Lui devrait se remettre de la bourrasque économique qu’il a fallu affronter.
"Ma chance, c’est que j’ai créé ce club il y a plus de 25 ans, j’ai donc peu d’emprunts en cours et ma trésorerie est solide" confie le gérant.
"En revanche ce qui ne nous aide pas, c’est que pour les cours, nous proposons un système de carte de 20 heures à utiliser sur l’année, c’est plus souple pour les clients mais dans ce cas précis, c’est moins rentable pour nous que les abonnements qui auraient été réglés en intégralité à l’avance", nuance-t-il.
Des aides d’urgences versées aux centres équestres
Les clubs et établissements équestres ont d’ores et déjà touché 1500 euros grâce au fonds national de solidarité, et d’autres initiatives voient le jour comme dans le Calvados.Le conseil départemental a décidé le versement de 125 000 euros de subvention à destination des 248 établissements équestres du département.
Cette aide devrait se concrétiser sous la forme de 200 tonnes de granulés pour les équidés et de distribution de gel hydroalcoolique pour aider au respect des gestes barrière.
Quant à la fédération française de l’équitation, elle a lancé une campagne nommée « cavalier solidaire » sur une plateforme de financement participatif, où chacun peut décider d'aider tel ou tel centre équestre.

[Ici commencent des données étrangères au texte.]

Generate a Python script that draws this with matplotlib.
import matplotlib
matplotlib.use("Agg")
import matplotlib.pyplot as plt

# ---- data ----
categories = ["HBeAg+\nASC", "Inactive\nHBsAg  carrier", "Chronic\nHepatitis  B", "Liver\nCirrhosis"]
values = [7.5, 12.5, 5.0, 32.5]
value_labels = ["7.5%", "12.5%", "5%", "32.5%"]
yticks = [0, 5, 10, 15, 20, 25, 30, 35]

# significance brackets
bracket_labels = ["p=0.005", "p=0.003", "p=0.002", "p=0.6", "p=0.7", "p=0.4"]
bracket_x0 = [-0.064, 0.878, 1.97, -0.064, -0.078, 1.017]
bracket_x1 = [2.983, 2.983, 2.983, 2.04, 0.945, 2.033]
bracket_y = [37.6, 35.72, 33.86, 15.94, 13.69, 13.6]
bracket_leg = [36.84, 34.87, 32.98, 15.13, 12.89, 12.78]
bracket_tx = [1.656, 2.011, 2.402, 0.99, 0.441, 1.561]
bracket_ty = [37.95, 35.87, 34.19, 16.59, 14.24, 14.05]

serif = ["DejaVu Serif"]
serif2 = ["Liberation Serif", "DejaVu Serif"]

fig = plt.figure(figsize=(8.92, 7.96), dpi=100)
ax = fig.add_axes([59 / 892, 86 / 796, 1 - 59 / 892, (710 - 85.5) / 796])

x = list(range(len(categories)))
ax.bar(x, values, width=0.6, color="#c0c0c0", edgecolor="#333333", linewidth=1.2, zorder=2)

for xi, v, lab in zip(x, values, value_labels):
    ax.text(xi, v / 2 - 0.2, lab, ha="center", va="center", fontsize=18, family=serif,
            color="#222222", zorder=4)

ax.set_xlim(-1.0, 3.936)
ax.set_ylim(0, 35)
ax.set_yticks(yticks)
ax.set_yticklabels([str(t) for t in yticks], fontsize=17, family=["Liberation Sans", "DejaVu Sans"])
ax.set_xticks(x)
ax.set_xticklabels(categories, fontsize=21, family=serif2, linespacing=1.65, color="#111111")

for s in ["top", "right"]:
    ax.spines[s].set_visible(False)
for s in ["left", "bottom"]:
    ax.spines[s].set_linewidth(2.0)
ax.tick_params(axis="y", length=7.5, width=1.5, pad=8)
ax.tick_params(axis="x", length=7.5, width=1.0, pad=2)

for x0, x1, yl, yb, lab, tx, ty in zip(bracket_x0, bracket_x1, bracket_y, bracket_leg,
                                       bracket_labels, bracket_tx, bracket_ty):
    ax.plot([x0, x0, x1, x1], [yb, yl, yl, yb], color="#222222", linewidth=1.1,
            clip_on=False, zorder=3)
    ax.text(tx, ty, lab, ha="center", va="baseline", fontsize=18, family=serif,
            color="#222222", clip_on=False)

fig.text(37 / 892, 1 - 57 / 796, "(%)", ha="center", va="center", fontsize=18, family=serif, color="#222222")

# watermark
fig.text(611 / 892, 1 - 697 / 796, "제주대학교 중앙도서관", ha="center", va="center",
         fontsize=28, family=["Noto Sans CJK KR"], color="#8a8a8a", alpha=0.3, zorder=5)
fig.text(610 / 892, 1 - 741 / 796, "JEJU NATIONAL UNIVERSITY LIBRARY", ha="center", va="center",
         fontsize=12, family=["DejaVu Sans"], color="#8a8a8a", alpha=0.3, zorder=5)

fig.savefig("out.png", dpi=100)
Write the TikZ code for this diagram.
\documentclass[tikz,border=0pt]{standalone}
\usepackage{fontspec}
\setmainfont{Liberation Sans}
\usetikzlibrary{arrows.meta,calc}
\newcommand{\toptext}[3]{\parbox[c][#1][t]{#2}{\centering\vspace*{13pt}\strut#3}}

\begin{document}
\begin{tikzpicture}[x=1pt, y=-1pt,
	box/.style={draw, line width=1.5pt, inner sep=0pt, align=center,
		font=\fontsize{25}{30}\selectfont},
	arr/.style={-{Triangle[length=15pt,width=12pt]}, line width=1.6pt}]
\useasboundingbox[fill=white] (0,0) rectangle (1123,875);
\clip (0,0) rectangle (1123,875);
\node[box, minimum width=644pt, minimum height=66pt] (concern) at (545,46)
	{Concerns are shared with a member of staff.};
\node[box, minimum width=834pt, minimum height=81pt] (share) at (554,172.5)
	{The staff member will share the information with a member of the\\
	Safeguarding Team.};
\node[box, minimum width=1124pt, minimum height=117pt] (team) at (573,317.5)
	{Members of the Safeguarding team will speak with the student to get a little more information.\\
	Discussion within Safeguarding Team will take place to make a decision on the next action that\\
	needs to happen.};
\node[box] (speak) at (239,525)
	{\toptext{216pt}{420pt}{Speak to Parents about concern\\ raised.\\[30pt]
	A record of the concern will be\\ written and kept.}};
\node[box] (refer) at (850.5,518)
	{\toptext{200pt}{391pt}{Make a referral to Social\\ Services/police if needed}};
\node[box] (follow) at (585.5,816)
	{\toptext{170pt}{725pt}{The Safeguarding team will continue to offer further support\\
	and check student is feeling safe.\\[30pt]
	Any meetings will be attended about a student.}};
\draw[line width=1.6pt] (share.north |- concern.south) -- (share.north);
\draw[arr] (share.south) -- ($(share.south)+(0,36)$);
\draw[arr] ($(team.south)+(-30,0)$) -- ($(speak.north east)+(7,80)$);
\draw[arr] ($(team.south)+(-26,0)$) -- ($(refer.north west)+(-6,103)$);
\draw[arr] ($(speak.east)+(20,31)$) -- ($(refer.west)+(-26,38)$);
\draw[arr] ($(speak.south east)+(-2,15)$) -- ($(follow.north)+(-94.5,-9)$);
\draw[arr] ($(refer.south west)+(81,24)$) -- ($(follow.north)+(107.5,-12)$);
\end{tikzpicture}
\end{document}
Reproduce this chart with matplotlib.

Par ailleurs, depuis le 18 mai, d'autres aides comme le dispositif "impulsion et relance" sont proposées par la Région.
"Ces aides concernent les TPE, ce que sont souvent les centres équestres" précise Malika Cherrière, chargée de la filière équine. "Les dirigeants peuvent obtenir entre 1000 et 1500 euros. Mais il faut surtout qu'ils se tournent vers le Conseil des chevaux qui est là pour les assister et les aider à monter leur dossier".
Solidarité des clients des centres équestres
"Ce qui nous a beaucoup touché, c’est le soutien apporté par nos cavaliers, et nos clients qui nous ont appelé pour prendre des nouvelles des poneys et des chevaux.Certains clients ont même acheté des cartes de cours en avance, et même si cela ne sauvera pas notre chiffre d’affaire, la gentillesse est remarquable", tient à noter David Aissa, du centre équestre de Ouistreham.
Magali Catrevault dans son centre équestre de village à Evrecy redresse la tête. "Ce qui va nous aider c’est que je suis toujours très positive, ça va et ça doit repartir de toute façon. Il ne nous faut pas un autre confinement, c’est la seule condition."